═════ Dataset excerpts
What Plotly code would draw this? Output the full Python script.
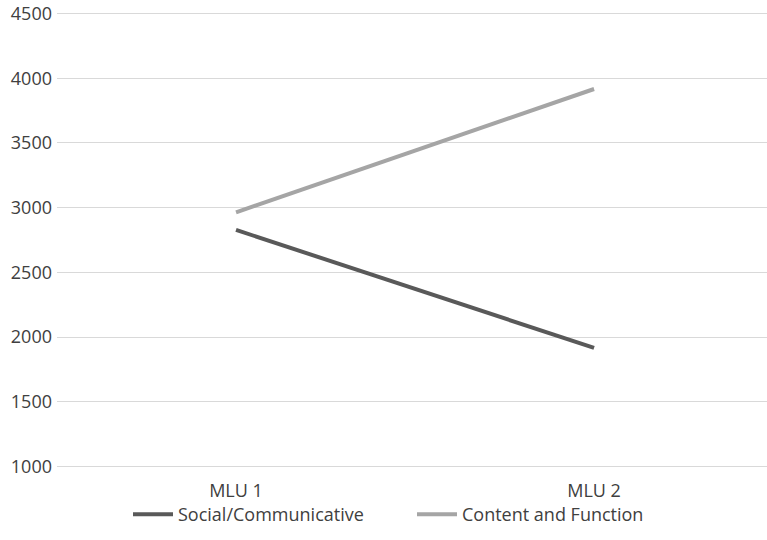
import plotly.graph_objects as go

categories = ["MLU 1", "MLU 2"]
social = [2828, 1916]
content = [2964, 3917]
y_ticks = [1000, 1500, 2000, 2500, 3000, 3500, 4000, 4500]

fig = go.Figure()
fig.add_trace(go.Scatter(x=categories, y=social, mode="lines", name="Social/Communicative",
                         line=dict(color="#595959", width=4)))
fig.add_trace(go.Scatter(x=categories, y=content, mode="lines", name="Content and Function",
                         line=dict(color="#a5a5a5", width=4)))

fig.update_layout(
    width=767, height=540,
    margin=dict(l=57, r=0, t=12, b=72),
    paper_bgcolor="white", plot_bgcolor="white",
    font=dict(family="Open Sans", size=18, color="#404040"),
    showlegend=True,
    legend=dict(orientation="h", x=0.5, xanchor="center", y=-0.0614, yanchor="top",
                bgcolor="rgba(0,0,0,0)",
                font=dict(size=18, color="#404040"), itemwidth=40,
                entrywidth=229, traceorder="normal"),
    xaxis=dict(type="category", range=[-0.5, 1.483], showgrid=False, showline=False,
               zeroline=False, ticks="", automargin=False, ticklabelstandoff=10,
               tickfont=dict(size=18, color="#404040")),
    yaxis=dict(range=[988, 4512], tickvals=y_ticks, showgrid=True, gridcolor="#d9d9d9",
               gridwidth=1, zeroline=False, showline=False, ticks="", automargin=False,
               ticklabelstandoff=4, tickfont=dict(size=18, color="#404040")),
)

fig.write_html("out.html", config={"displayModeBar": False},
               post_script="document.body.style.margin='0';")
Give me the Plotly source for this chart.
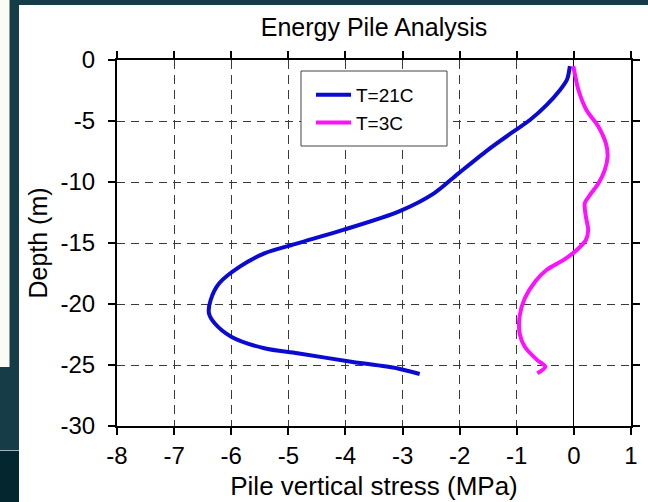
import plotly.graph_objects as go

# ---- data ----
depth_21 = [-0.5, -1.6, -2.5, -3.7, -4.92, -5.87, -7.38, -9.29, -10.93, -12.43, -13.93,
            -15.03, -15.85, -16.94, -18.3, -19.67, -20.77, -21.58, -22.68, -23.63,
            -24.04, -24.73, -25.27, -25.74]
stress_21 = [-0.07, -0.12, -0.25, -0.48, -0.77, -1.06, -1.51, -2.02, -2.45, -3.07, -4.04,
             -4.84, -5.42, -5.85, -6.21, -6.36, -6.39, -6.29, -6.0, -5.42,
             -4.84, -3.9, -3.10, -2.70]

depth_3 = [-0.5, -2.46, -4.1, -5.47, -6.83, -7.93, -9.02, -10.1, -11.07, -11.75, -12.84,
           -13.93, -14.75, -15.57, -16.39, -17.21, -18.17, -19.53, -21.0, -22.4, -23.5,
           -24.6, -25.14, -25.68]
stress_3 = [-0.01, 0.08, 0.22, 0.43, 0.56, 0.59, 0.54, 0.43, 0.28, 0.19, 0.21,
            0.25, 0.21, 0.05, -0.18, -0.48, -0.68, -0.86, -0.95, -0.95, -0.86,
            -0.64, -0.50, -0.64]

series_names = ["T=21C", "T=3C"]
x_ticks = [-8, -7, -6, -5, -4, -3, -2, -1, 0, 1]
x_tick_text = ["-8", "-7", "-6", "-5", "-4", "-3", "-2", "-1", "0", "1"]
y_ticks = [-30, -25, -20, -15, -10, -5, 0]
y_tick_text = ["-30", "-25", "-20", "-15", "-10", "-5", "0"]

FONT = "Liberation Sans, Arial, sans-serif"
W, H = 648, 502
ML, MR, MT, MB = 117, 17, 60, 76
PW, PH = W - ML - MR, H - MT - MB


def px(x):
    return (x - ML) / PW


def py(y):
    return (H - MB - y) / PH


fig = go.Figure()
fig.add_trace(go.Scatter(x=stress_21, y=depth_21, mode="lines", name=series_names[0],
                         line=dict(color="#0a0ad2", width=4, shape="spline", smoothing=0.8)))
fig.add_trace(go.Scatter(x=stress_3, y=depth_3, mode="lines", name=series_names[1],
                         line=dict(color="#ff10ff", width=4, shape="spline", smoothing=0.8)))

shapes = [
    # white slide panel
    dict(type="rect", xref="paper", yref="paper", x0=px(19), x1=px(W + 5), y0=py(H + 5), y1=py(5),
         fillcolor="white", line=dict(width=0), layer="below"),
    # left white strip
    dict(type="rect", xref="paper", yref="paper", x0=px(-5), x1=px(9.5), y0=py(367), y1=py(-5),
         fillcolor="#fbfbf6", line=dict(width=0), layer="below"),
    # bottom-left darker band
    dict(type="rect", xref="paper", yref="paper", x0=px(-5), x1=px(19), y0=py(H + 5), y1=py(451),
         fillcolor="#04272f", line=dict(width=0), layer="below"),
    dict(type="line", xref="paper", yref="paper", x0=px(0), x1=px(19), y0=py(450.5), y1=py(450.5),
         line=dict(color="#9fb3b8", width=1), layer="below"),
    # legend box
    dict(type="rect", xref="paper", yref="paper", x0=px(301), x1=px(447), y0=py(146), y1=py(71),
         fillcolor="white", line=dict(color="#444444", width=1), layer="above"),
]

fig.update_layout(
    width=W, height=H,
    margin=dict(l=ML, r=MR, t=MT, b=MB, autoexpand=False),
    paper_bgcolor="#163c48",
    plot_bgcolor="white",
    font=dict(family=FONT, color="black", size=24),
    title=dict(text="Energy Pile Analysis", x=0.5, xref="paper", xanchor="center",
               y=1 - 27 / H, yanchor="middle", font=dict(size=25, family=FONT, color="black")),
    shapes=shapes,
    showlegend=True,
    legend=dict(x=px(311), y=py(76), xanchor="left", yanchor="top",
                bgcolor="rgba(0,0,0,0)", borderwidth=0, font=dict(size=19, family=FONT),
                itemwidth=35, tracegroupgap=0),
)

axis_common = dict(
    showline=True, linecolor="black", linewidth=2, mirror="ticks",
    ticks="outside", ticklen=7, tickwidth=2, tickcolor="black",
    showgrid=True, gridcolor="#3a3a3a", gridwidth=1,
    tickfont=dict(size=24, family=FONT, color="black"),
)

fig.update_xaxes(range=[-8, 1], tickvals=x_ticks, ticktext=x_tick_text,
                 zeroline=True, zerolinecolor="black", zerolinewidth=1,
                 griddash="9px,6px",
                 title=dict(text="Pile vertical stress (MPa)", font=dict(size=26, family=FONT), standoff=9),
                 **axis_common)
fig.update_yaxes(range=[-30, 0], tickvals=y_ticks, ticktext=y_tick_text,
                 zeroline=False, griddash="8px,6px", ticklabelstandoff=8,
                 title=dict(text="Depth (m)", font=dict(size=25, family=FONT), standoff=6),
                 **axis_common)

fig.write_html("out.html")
══════════
#### Direction
Begin at the top of the material above and output each line exactly, stopping after the line that holds "y_ticks = [1000, 1500, 2000, 2500, 3000, 3500, 4000, 4500]". Leave out pictures.

#### The solution
What Plotly code would draw this? Output the full Python script.
import plotly.graph_objects as go

categories = ["MLU 1", "MLU 2"]
social = [2828, 1916]
content = [2964, 3917]
y_ticks = [1000, 1500, 2000, 2500, 3000, 3500, 4000, 4500]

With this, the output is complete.